Cordilleran Section - 109th Annual Meeting (20-22 May 2013)

Paper No. 4
Presentation Time: 8:00 AM-12:00 PM

OPEN CANAL SOLUTION FOR ADDRESSING THE STABILITY OF AN UNSUPPORTED WATER CONVEYANCE TUNNEL


KENNEDY, Drew G.1, PASCOE, Jerry S.1, SMITH, Casey D.1, BRAUN, Kurt N.2 and KOEHN, Brad A.3, (1)Sanders & Associates Geostructural Engineering, Inc, 4180 Douglas Blvd., Ste.100, Granite Bay, CA 95746, (2)L-7 Services LLC, PO Box 1387, Golden, CO 80402, (3)Turlock Irrigation District, 333 East Canal Dr, Turlock, CA 95381, dkennedy@SAGEengineers.com

A non-pressurized water conveyance tunnel on a critical irrigation canal in the lower Sierra Nevada foothills exhibited signs of crown instability, and raised concerns regarding the potential for a large-scale failure that could completely block canal flow, resulting in millions of dollars of crop losses. The tunnel is on the Upper Main Canal, a 70 cubic meter/second canal that conveys water from the Tuolumne River to Turlock Lake for agricultural irrigation in California’s fertile Central Valley. The approximately 110-meter-long tunnel was originally constructed in 1891, and was later enlarged in 1914 to a typical cross section of 9 meters wide and 7 meters tall. The tunnel was excavated primarily within a sandstone unit of the Mehrten Formation. The concrete-lined invert and sidewalls performed well with no evidence of instability, but a large domed cavity had formed in the unsupported crown near the center of the tunnel. The cavity extended approximately 5 meters above the original crown, exposing an alluvial paleochannel filled with a low-strength conglomerate unit. Detailed crown mapping combined with six exploratory borings and seismic refraction surveys indicated that the conglomerate unit was unfavorably positioned within 4.5 meters above the crown along much of the tunnel. Tunnel rehabilitation options considered included stabilizing the tunnel crown via mechanical support, and daylighting (open cutting) the tunnel.

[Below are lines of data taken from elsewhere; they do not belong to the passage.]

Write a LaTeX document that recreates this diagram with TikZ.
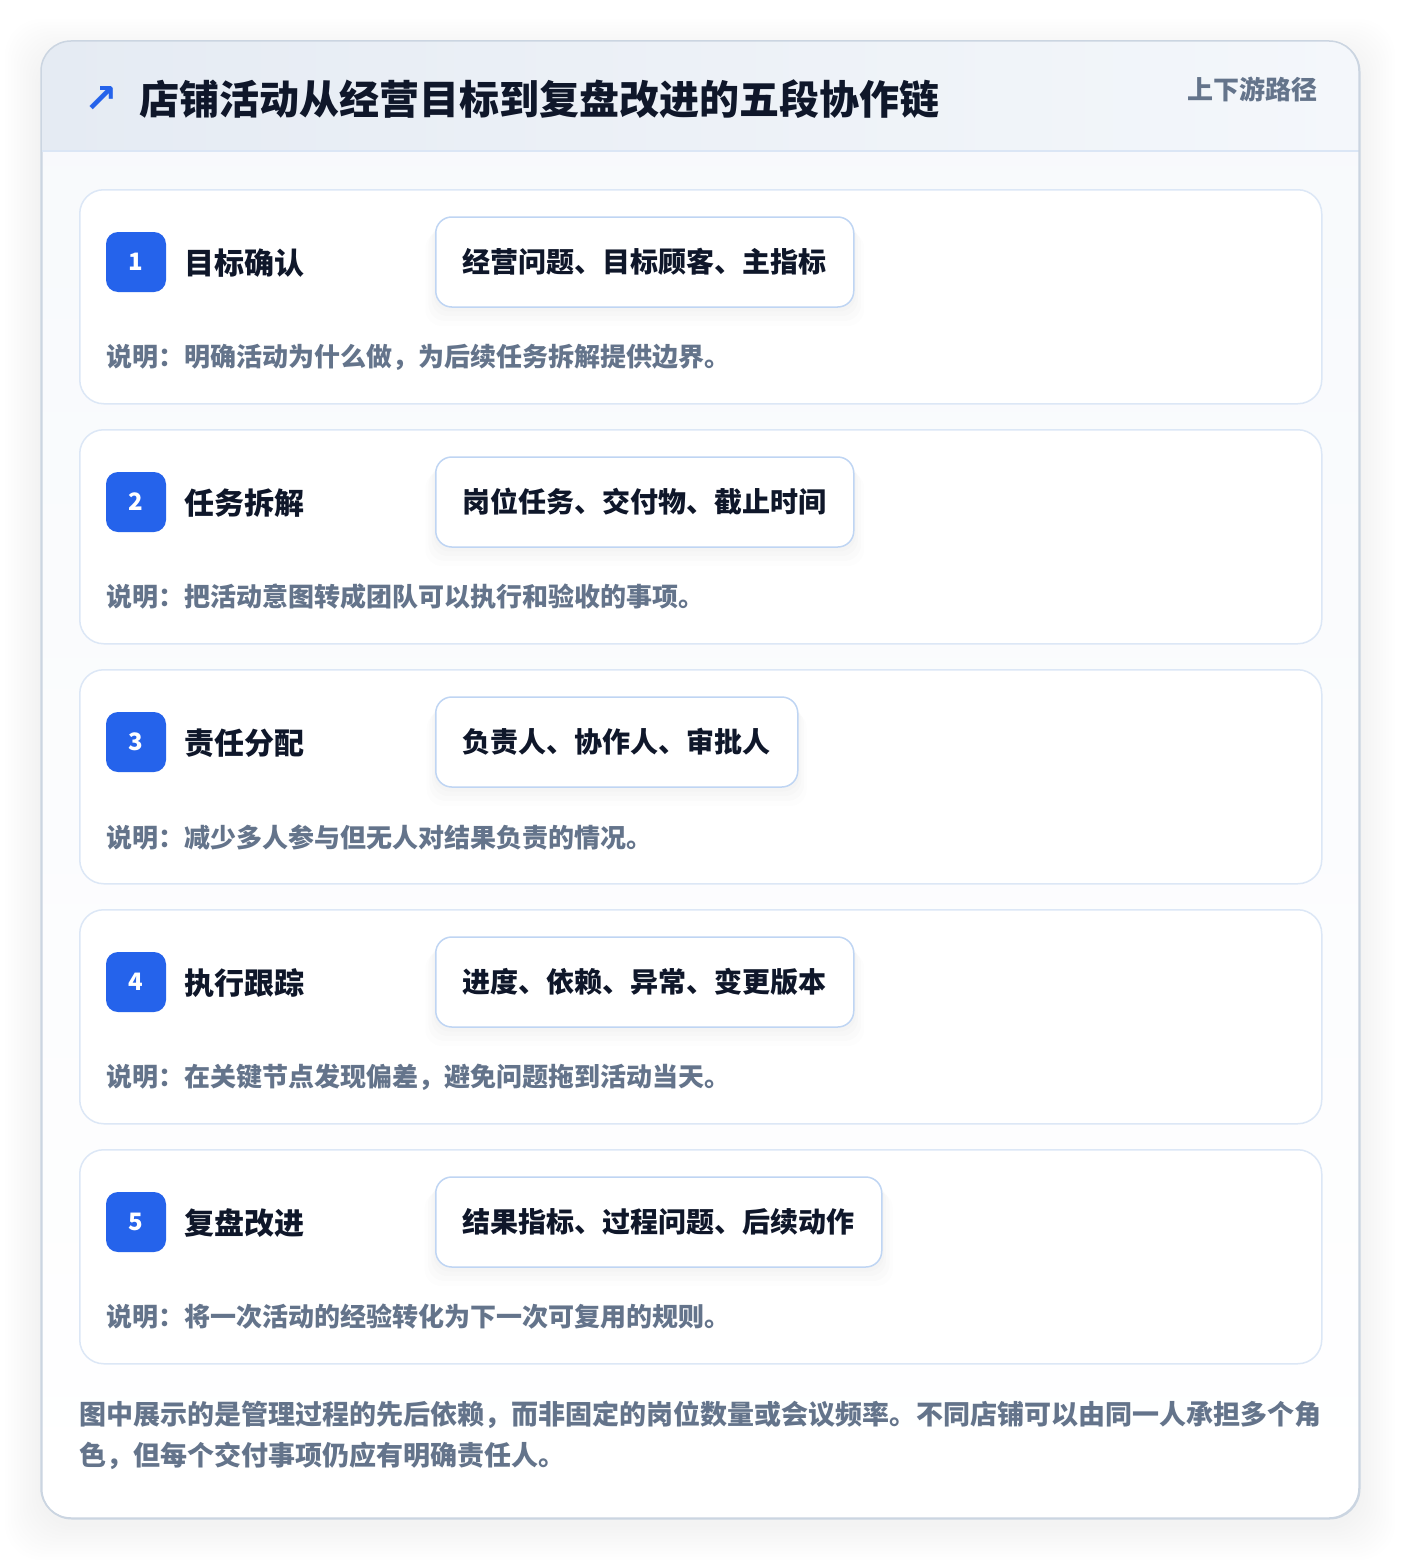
\documentclass[tikz,border=0pt]{standalone}
\usepackage{fontspec}
\setmainfont{Noto Sans CJK SC}
\newfontfamily\symfont{DejaVu Sans}
\usetikzlibrary{positioning,shadows}

\definecolor{inkdark}{HTML}{0F172A}
\definecolor{inkgrey}{HTML}{64748B}
\definecolor{badgeblue}{HTML}{2563EB}
\definecolor{panelline}{HTML}{CBD5E1}
\definecolor{headleft}{HTML}{E5EBF3}
\definecolor{headright}{HTML}{F4F7FB}
\definecolor{headline}{HTML}{DBE6F5}
\definecolor{bodytop}{HTML}{F7F9FC}
\definecolor{cardline}{HTML}{DCE7F6}
\definecolor{pillline}{HTML}{BFD5F3}

\tikzset{
    panel/.style={draw=panelline, line width=1.5pt, rounded corners=30pt,
        top color=bodytop, bottom color=white, anchor=north west,
        minimum width=1318pt, minimum height=1477pt, inner sep=0pt},
    stepcard/.style={draw=cardline, line width=1.5pt, fill=white, rounded corners=24pt,
        anchor=north west, minimum width=1242pt, minimum height=214pt, inner sep=0pt},
    badge/.style={fill=badgeblue, rounded corners=12pt, minimum size=60pt, inner sep=0pt,
        text=white, font=\fontsize{24}{24}\selectfont\bfseries},
    steptitle/.style={anchor=west, inner sep=0pt, text=inkdark,
        font=\fontsize{30}{36}\selectfont\bfseries},
    pill/.style={anchor=west, draw=pillline, line width=1.5pt, fill=white, rounded corners=16pt,
        minimum height=90pt, inner xsep=27pt, text=inkdark,
        font=\fontsize{28}{34}\selectfont\bfseries,
        drop shadow={shadow xshift=0pt, shadow yshift=-4pt, shadow scale=1.01, opacity=0.012, fill=black},
        drop shadow={shadow xshift=0pt, shadow yshift=-8pt, shadow scale=1.02, opacity=0.012, fill=black},
        drop shadow={shadow xshift=0pt, shadow yshift=-12pt, shadow scale=1.035, opacity=0.01, fill=black},
        drop shadow={shadow xshift=0pt, shadow yshift=-16pt, shadow scale=1.05, opacity=0.008, fill=black}},
    note/.style={anchor=west, inner sep=0pt, text=inkgrey,
        font=\fontsize{26}{30}\selectfont\bfseries},
    footnote/.style={anchor=west, inner sep=0pt, text=inkgrey,
        font=\fontsize{27}{41}\selectfont\bfseries}
}

\begin{document}
\begin{tikzpicture}[x=1pt,y=-1pt]
    \useasboundingbox[fill=white] (0,0) rectangle (1400,1560);
    %% Soft shadow under the panel
    \foreach \s in {3,6,...,36}
        \fill[black, opacity=0.0045, rounded corners=36pt]
            (41-\s,41-\s+14) rectangle (1359+\s,1518+\s+6);
    %% Panel and header
    \node[panel] (panel) at (41,41) {};
    \begin{scope}
        \clip[rounded corners=30pt] (41,41) rectangle (1359,1518);
        \shade[left color=headleft, right color=headright] (41,41) rectangle (1359,151);
    \end{scope}
    \draw[headline, line width=1.5pt] (41,151) -- (1359,151);
    \draw[panelline, line width=1.5pt, rounded corners=30pt] (41,41) rectangle (1359,1518);
    \node[anchor=center, inner sep=0pt, text=badgeblue, font=\symfont\bfseries\fontsize{40}{40}\selectfont]
        (icon) at (101,100) {↗};
    \node[anchor=west, inner sep=0pt, text=inkdark, font=\fontsize{40}{46}\selectfont\bfseries]
        (title) at (139,99) {店铺活动从经营目标到复盘改进的五段协作链};
    \node[anchor=east, inner sep=0pt, text=inkgrey, font=\fontsize{26}{30}\selectfont\bfseries]
        (tag) at (1318,89) {上下游路径};
    %% Step 1
    \node[stepcard] (card1) at (79,189) {};
    \node[badge] (num1) at (136,262) {1};
    \node[steptitle] (name1) at (184,263) {目标确认};
    \node[pill] (out1) at (435,262) {经营问题、目标顾客、主指标};
    \node[note] (note1) at (106,357) {说明：明确活动为什么做，为后续任务拆解提供边界。};
    %% Step 2
    \node[stepcard] (card2) at (79,429) {};
    \node[badge] (num2) at (136,502) {2};
    \node[steptitle] (name2) at (184,503) {任务拆解};
    \node[pill] (out2) at (435,502) {岗位任务、交付物、截止时间};
    \node[note] (note2) at (106,597) {说明：把活动意图转成团队可以执行和验收的事项。};
    %% Step 3
    \node[stepcard] (card3) at (79,669) {};
    \node[badge] (num3) at (136,742) {3};
    \node[steptitle] (name3) at (184,743) {责任分配};
    \node[pill] (out3) at (435,742) {负责人、协作人、审批人};
    \node[note] (note3) at (106,837) {说明：减少多人参与但无人对结果负责的情况。};
    %% Step 4
    \node[stepcard] (card4) at (79,909) {};
    \node[badge] (num4) at (136,982) {4};
    \node[steptitle] (name4) at (184,983) {执行跟踪};
    \node[pill] (out4) at (435,982) {进度、依赖、异常、变更版本};
    \node[note] (note4) at (106,1077) {说明：在关键节点发现偏差，避免问题拖到活动当天。};
    %% Step 5
    \node[stepcard] (card5) at (79,1149) {};
    \node[badge] (num5) at (136,1222) {5};
    \node[steptitle] (name5) at (184,1223) {复盘改进};
    \node[pill] (out5) at (435,1222) {结果指标、过程问题、后续动作};
    \node[note] (note5) at (106,1317) {说明：将一次活动的经验转化为下一次可复用的规则。};
    %% Footnote
    \node[footnote] (foot1) at (79,1415)
        {图中展示的是管理过程的先后依赖，而非固定的岗位数量或会议频率。不同店铺可以由同一人承担多个角};
    \node[footnote] (foot2) at (79,1456) {色，但每个交付事项仍应有明确责任人。};
\end{tikzpicture}
\end{document}
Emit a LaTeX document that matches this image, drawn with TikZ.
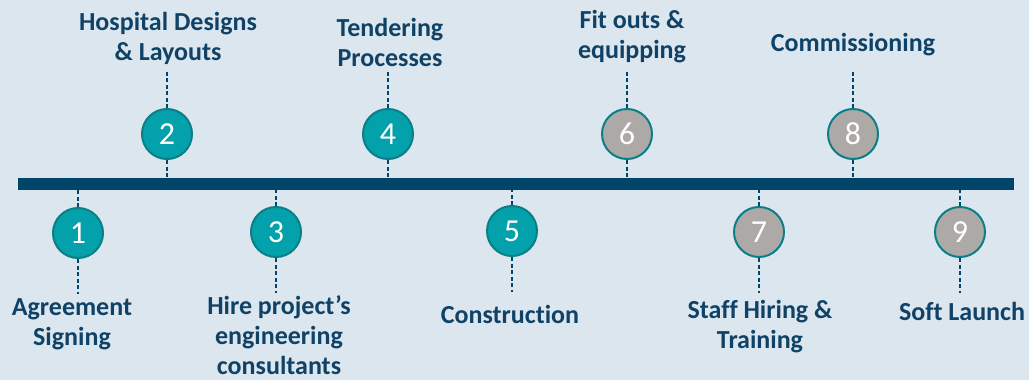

Internally-braced crown support systems, such as steel ribs and lagging, were evaluated. However, given to the position of the conglomerate unit, the daylighting option was found to be best suited to meet the owner’s objective for a long-term reliable solution. Following extensive environmental permitting efforts, the tunnel crown was removed during an annual outage in late 2012. The contractor opted to excavate the crown using conventional grading equipment rather than blasting to minimize damage to the canal lining. The tunnel crown was removed over five weeks with minimal damage to the canal lining and within the outage window. This project presents a unique case study of addressing the potential vulnerability of a critical irrigation canal to tunnel failure by daylighting, and the lessons learned may translate to similar projects throughout the western United States.